We have history records that tell us much of the Cathedrals rich history but what we found during this dig has helped us to fill some of the gaps which is incredible.

The results of this survey, which was overseen by advisors from Historic England, are incredibly important – not only are we able to learn much about the Cathedral’s history and our ancestors – but it will help to inform our plans for improving visitor experience.

Putting ‘on’ a show

If you were lucky enough to be at the Lincolnshire Show last month and stopped by the Lincoln Cathedral stand, you would have seen a few of the Connected team looking like we had raided a dressing up box.

Myself and a number of my colleagues got into the show spirit and donned outfits of important historic figures from the Cathedral’s past, including medieval knights and Roman soldiers.

Never a team to shy away from a challenge, we dressed up to encourage visitors to come into the stand to hear about our exciting plans for the Cathedral and offer visitors the opportunity to see visuals of what the plans will look like when complete.
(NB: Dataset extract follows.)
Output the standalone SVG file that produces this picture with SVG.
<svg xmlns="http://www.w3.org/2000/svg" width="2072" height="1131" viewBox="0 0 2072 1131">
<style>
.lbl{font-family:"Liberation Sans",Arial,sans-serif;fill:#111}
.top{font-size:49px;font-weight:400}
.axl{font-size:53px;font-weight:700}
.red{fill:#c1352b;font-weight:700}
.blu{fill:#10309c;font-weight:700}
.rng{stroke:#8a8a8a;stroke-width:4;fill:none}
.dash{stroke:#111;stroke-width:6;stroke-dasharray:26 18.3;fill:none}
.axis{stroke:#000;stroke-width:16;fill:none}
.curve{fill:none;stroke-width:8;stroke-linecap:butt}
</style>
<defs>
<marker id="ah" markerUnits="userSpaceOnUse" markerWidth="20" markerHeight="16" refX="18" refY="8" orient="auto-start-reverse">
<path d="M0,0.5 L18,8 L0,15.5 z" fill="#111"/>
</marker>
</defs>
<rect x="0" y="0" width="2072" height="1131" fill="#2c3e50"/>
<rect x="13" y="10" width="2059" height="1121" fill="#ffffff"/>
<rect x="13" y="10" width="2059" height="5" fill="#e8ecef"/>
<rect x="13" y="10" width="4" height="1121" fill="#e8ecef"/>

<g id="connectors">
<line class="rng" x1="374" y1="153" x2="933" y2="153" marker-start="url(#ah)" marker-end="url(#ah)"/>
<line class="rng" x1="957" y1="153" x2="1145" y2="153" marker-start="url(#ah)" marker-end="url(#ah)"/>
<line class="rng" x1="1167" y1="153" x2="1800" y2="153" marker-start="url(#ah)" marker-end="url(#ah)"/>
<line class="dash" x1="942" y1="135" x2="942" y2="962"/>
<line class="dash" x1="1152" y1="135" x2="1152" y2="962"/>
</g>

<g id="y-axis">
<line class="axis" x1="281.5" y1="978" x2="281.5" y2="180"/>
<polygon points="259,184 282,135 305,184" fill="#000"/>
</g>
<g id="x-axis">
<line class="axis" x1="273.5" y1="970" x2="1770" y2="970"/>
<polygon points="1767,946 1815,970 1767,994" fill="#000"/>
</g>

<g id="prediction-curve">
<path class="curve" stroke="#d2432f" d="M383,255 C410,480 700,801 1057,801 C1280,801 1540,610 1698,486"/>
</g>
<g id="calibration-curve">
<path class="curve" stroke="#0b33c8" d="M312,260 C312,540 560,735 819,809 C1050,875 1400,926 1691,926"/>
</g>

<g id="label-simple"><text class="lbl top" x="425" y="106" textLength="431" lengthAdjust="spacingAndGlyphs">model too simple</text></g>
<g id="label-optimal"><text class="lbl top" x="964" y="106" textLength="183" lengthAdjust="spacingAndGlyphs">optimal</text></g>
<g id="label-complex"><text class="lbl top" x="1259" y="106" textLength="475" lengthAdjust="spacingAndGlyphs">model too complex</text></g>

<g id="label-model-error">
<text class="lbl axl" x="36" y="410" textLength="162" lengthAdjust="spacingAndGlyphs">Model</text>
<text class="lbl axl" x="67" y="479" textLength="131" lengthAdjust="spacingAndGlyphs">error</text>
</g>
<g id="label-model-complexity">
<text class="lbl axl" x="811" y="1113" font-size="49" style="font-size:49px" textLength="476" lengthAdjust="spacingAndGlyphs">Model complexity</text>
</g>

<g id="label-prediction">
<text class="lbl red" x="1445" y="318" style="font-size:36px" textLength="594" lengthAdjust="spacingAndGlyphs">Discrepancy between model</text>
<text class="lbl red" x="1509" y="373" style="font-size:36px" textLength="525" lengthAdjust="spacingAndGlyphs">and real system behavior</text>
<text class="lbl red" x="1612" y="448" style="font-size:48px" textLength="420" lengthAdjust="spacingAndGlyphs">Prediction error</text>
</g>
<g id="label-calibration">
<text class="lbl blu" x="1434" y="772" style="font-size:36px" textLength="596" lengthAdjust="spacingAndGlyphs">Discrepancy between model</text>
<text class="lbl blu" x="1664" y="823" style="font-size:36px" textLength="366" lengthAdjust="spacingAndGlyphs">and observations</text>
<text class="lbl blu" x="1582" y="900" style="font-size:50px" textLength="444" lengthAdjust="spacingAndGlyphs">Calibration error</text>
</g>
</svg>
Plus, we hoped a few of them would dress up too so we didn’t feel so silly, thankfully a few did!

The Lincolnshire Show is a firm favourite in the county’s events calendar and is the ideal place to see all that makes Lincolnshire great and what better place to learn about the future of our much-loved cathedral?
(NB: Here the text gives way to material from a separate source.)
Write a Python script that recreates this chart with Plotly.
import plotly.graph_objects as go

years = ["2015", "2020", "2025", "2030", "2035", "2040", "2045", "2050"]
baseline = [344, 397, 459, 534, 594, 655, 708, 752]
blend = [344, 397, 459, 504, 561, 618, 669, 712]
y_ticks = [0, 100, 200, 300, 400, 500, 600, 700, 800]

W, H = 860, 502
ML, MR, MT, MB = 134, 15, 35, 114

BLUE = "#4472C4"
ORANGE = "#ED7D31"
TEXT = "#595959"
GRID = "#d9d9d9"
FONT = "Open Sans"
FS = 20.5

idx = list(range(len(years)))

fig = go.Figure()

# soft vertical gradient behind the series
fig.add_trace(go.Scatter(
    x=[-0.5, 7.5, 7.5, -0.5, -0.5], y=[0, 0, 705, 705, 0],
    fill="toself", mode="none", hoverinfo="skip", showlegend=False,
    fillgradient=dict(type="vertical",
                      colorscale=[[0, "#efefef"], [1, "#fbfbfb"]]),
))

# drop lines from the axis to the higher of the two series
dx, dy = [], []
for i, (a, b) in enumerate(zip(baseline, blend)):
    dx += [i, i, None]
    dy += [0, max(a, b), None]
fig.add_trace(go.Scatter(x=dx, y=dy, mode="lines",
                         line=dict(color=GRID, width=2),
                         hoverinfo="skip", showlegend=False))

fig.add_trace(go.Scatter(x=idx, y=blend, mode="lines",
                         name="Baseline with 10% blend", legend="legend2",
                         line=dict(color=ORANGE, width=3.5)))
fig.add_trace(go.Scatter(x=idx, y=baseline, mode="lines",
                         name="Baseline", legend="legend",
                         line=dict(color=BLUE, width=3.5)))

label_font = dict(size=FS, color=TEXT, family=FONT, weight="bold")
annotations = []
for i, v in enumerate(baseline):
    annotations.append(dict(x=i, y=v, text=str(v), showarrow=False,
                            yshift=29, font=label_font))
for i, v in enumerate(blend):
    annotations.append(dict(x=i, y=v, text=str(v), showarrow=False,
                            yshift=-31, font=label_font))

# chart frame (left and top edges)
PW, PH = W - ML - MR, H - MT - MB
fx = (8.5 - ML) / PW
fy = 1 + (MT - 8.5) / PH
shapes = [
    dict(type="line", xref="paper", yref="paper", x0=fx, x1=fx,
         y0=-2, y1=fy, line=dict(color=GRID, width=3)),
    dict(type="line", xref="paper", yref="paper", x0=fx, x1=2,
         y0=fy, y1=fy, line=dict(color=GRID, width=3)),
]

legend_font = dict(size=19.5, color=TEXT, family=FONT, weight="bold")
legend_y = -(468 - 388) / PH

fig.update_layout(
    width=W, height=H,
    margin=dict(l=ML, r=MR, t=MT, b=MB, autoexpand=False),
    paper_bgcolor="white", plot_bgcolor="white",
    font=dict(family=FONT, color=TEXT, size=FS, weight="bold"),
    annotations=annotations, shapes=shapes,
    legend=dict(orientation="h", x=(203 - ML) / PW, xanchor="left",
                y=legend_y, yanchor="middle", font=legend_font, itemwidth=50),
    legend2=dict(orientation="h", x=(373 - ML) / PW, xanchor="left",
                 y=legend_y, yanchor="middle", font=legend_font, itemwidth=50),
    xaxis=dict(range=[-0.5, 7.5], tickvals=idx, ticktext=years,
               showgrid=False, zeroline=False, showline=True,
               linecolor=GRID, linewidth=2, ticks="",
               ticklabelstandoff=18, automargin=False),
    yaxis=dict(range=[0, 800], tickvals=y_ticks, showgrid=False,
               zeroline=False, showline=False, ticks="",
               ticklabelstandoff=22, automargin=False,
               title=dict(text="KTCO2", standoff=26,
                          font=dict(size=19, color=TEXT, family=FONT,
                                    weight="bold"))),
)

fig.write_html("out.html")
Throughout the twos days, the sunshine brought with it thousands of keen visitors and we welcomed lots of local and not so local people into the stand who were really interested in the Connected plans and we also asked their  opinions on what they think we could improve on. We were also very grateful to Stokes who provided tea and coffee throughout the two days – exactly what you need when you’re not used to standing up for two days!

The Lincolnshire Show is one of many events we will be taking part in to engage with people on the Connected project. We want to educate, inspire and inform on our plans but also share the Cathedral’s past, archaeology and architecture.